Les jambières gonflables, ce n’était pas une bonne idée. Mettre de l’huile sur les lames des joueurs, non plus. «Ils allaient beaucoup plus vite. Mais ils ne pouvaient vraiment freiner», m’a-t-il lancé, en riant.
Par contre, toutes leurs expériences et la façon dont ils ont amené la science dans le hockey ont tout révolutionné.
Au début des années 70, à l’exception des points, tout le monde s’en sacrait, des statistiques. Les tactiques collectives, le conditionnement physique, décortiquer les gestes techniques, mesurer les causes de la performance... ça n’existait quasiment pas. Sauf en Europe. Ici, le hockey, on pensait que c’était inné et surtout, qu’on connaissait ça.
Aujourd’hui, la science est partout dans le hockey professionnel; armée de spécialistes en conditionnement physique, tactiques collectives, nutrition, mathématiques, patinage, physiothérapie et étirement accompagnent les clubs.
Voici donc quelques trucs que M. Larivière m’a montrés.

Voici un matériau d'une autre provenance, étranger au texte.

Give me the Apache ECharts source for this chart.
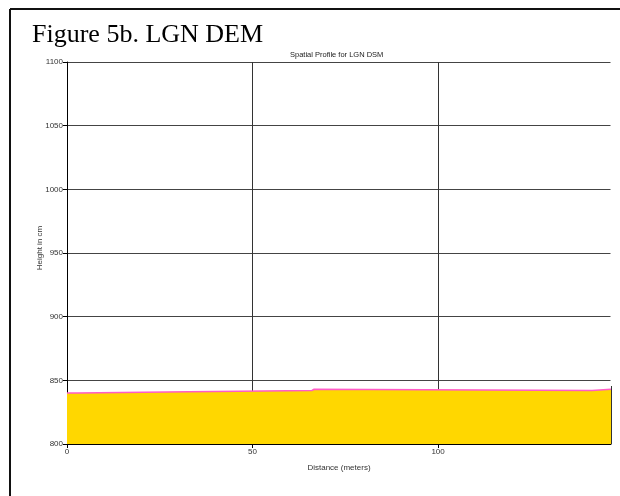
<!DOCTYPE html>
<html>
<head>
<meta charset="utf-8">
<script src="https://cdn.jsdelivr.net/npm/echarts@6/dist/echarts.min.js"></script>
<style>html,body{margin:0;padding:0;background:#fff}#c{width:620px;height:496px}</style>
</head>
<body>
<div id="c"></div>
<script>
var figureTitle = 'Figure 5b. LGN DEM';
var chartTitle = 'Spatial Profile for LGN DSM';
var xName = 'Distance (meters)';
var yName = 'Height in cm';
var distance = [0, 2.7, 32.9, 66.0, 66.3, 66.6, 141.5, 146.6];
var height   = [840, 841, 842, 842, 843, 842, 843, 843];
var xMin = 0, xMax = 146.6, xStep = 50;
var yMin = 800, yMax = 1100, yStep = 50;

// step profile: each height holds until the next distance
var pts = [];
distance.forEach(function (d, i) {
  if (i > 0) pts.push([d, height[i - 1]]);
  pts.push([d, height[i]]);
});
var fam = 'Liberation Sans';
var lab = {fontFamily: fam, fontSize: 8, color: '#333'};
var chart = echarts.init(document.getElementById('c'));
chart.setOption({
  animation: false,
  backgroundColor: '#fff',
  grid: {left: 67, top: 62, right: 9, bottom: 52},
  graphic: [
    {type: 'line', shape: {x1: 10, y1: 9, x2: 620, y2: 9}, style: {stroke: '#111', lineWidth: 2}},
    {type: 'line', shape: {x1: 10, y1: 9, x2: 10, y2: 496}, style: {stroke: '#111', lineWidth: 2}},
    {type: 'line', z: 100, shape: {x1: 611.5, y1: 60, x2: 611.5, y2: 386}, style: {stroke: '#fff', lineWidth: 2}},
    {type: 'text', left: 32, top: 22, style: {text: figureTitle, font: '26px "Liberation Serif"', fill: '#000'}},
    {type: 'text', left: 290, top: 51, style: {text: chartTitle, font: '7.5px "Liberation Sans"', fill: '#222'}},
    {type: 'text', x: 40, y: 248, rotation: Math.PI / 2, style: {text: yName, font: '8px "Liberation Sans"', fill: '#333', align: 'center', verticalAlign: 'middle'}}
  ],
  xAxis: {
    type: 'value', min: xMin, max: xMax, interval: xStep,
    name: xName, nameLocation: 'middle', nameGap: 20,
    nameTextStyle: lab,
    axisLine: {lineStyle: {color: '#000', width: 1}},
    axisTick: {show: true, length: 4, lineStyle: {color: '#000'}},
    axisLabel: Object.assign({margin: 4, showMaxLabel: false, formatter: function (v) { return v % xStep === 0 ? String(v) : ''; }}, lab),
    splitLine: {show: true, lineStyle: {color: '#333', width: 1}}
  },
  yAxis: {
    type: 'value', min: yMin, max: yMax, interval: yStep,
    axisLine: {show: true, lineStyle: {color: '#000', width: 1}},
    axisTick: {show: true, length: 4, lineStyle: {color: '#000'}},
    axisLabel: Object.assign({margin: 4, formatter: function (v) { return String(v); }}, lab),
    splitLine: {show: true, lineStyle: {color: '#444', width: 1}}
  },
  series: [{
    type: 'line', data: pts, symbol: 'none',
    lineStyle: {color: '#ff5cc8', width: 1.5},
    areaStyle: {color: '#ffd700', opacity: 1, origin: 'start'}
  }]
});
</script>
</body>
</html>
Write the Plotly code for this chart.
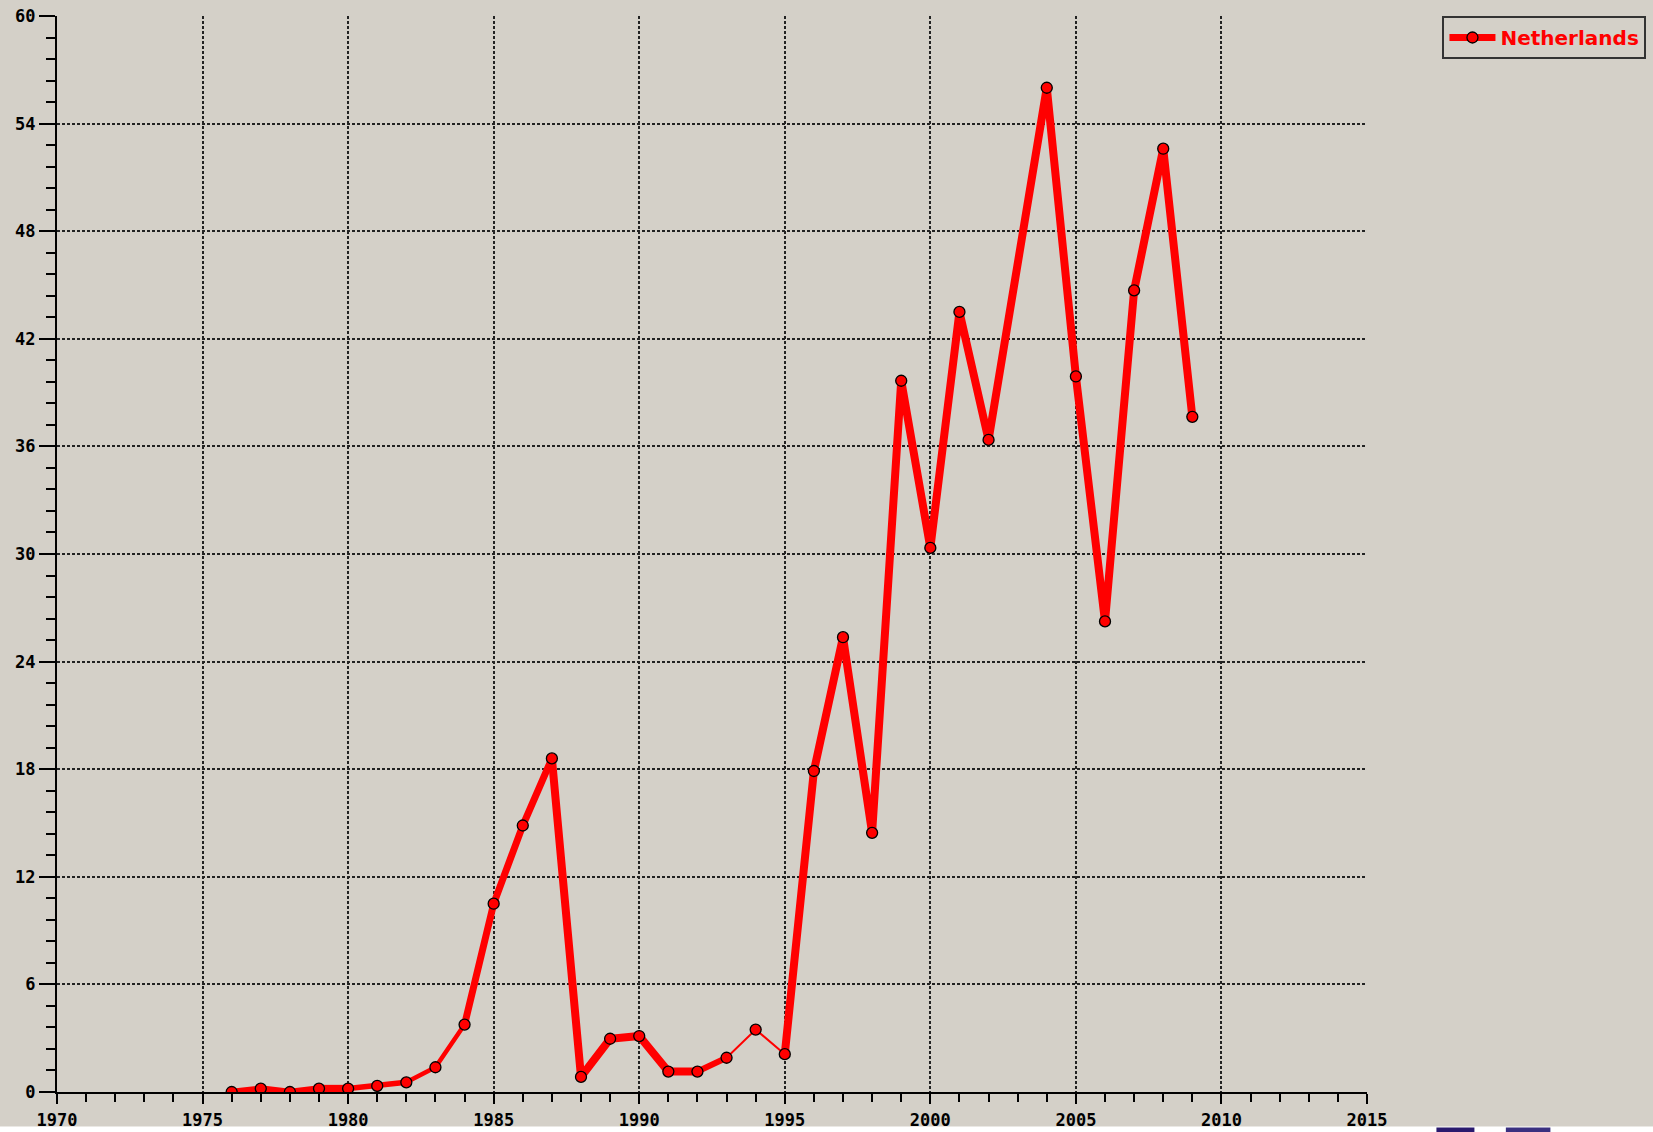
import plotly.graph_objects as go

# ---- data ----
years = [1976, 1977, 1978, 1979, 1980, 1981, 1982, 1983, 1984, 1985, 1986,
         1987, 1988, 1989, 1990, 1991, 1992, 1993, 1994, 1995, 1996, 1997,
         1998, 1999, 2000, 2001, 2002, 2004, 2005, 2006, 2007, 2008, 2009]
values = [0.0, 0.19, 0.0, 0.19, 0.19, 0.34, 0.54, 1.38, 3.76, 10.5, 14.86,
          18.6, 0.84, 2.97, 3.12, 1.14, 1.14, 1.91, 3.48, 2.11, 17.9, 25.36,
          14.45, 39.66, 30.34, 43.5, 36.36, 56.0, 39.9, 26.24, 44.7, 52.6, 37.65]
series_name = "Netherlands"

x_ticks = [1970, 1975, 1980, 1985, 1990, 1995, 2000, 2005, 2010, 2015]
y_ticks = [0, 6, 12, 18, 24, 30, 36, 42, 48, 54, 60]

# line-width style for each segment between consecutive points
seg_width = [6.5, 6.5, 6.5, 7.5, 5.5, 5.5, 4.5, 4.5, 7, 7, 7, 8, 8, 8, 8, 8, 6, 2, 2,
             8, 8, 8, 8, 8, 8, 8, 8, 8, 8, 8, 8, 8]

BG = "#d4d0c8"
RED = "#ff0000"
TICK_FONT = dict(family="DejaVu Sans Mono", size=17, color="black", weight="bold")

fig = go.Figure()

# line drawn in runs of equal width
i = 0
n = len(seg_width)
while i < n:
    j = i
    while j + 1 < n and seg_width[j + 1] == seg_width[i]:
        j += 1
    fig.add_trace(go.Scatter(
        x=years[i:j + 2], y=values[i:j + 2], mode="lines",
        line=dict(color=RED, width=seg_width[i]),
        showlegend=False, hoverinfo="skip"))
    i = j + 1

# markers
fig.add_trace(go.Scatter(
    x=years, y=values, mode="markers",
    marker=dict(color=RED, size=11, line=dict(color="black", width=1.3)),
    showlegend=False, name=series_name))

# legend entry
fig.add_trace(go.Scatter(
    x=[None], y=[None], mode="lines+markers", name=series_name,
    line=dict(color=RED, width=7),
    marker=dict(color=RED, size=11, line=dict(color="black", width=1.3))))

grid_common = dict(showgrid=True, gridcolor="#222222", gridwidth=1.5,
                   griddash="3px,2px", zeroline=False,
                   showline=True, linecolor="black", linewidth=2,
                   ticks="outside", tickcolor="black", tickwidth=2,
                   tickfont=TICK_FONT, automargin=False)

fig.update_xaxes(range=[1970, 2015], tickmode="array", tickvals=x_ticks,
                 ticktext=[str(v) for v in x_ticks], ticklen=10,
                 ticklabelstandoff=2,
                 minor=dict(dtick=1, tick0=1970, ticks="outside", ticklen=8,
                            tickcolor="black", tickwidth=2, showgrid=False),
                 **grid_common)
fig.update_yaxes(range=[0, 60], tickmode="array", tickvals=y_ticks,
                 ticktext=[str(v) for v in y_ticks], ticklen=16,
                 minor=dict(dtick=1.2, tick0=0, ticks="outside", ticklen=9,
                            tickcolor="black", tickwidth=2, showgrid=False),
                 **grid_common)

# thin white strip and logo fragment at very bottom of the page
fig.add_shape(type="rect", xref="paper", yref="paper",
              x0=-0.05, x1=1.22, y0=-0.0377, y1=-0.0321,
              fillcolor="white", line=dict(width=0), layer="above")
fig.add_shape(type="rect", xref="paper", yref="paper",
              x0=1.053, x1=1.082, y0=-0.0377, y1=-0.0330,
              fillcolor="#2a1a6e", line=dict(width=0), layer="above")
fig.add_shape(type="rect", xref="paper", yref="paper",
              x0=1.106, x1=1.140, y0=-0.0377, y1=-0.0330,
              fillcolor="#3a3080", line=dict(width=0), layer="above")

fig.update_layout(
    width=1653, height=1132,
    margin=dict(l=57, r=286, t=16, b=40, pad=0, autoexpand=False),
    paper_bgcolor=BG, plot_bgcolor=BG,
    legend=dict(x=1.0576, y=1.0, xanchor="left", yanchor="top",
                bgcolor="rgba(0,0,0,0)", bordercolor="#333333", borderwidth=2,
                font=dict(family="DejaVu Sans", size=20, color=RED, weight="bold"),
                itemwidth=46),
    showlegend=True,
)

fig.write_html(
    "out.html",
    config={"displayModeBar": False},
    post_script="document.body.style.margin='0';"
                "document.body.style.background='#d4d0c8';"
                "document.body.style.overflow='hidden';",
)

Ce qu’on voit sur les deux photos, qui datent d’un livre publié en 1975, ce sont des appareils pour mesurer le niveau de conditionnement physique des joueurs. Toutes les équipes de la LNH ont ça maintenant et c’est rendu microscopique. Personne ne faisait ça à l’époque. Georges Larivière avait l’air d’un méchant flyé en accordant autant d’importance à ce qui semblait un détail. Et pourtant...

Georges Larivière a fait partie des premiers à donner de l’importance au poids de la rondelle. Il jugeait que les joueurs pouvaient varier le poids de la rondelle pour s’améliorer à l’entraînement. Mais il estimait aussi que les enfants ne pouvaient pas s’améliorer en jouant avec les mêmes rondelles que les adultes. Aujourd’hui, les jeunes enfants jouent avec des rondelles moins lourdes. Il a conservé plusieurs rondelles de ses expériences.

Quand je vous dis que l’approche était scientifique, voici un tableau, publié par M. Larivière en 1975, qui expose les angles parfaits pour favoriser la propulsion d’un patineur lors de ses troisième et quatrième enjambées après un départ. Ça commence à être niché et pas à peu près pour l’époque. Aujourd’hui, tout ça est mesuré avec des capteurs. Les équipes pros accordent la même importance à tout ça.

Je ne ferai pas semblant de comprendre ce qui est écrit ici. Mais rien n’était laissé au hasard avec Georges Larivière. Il n’avait pas la prétention de connaître le hockey plus qu’un autre. Il utilisait la science pour parler. Ce calcul, c’est la façon de mesurer la performance d’un joueur de hockey.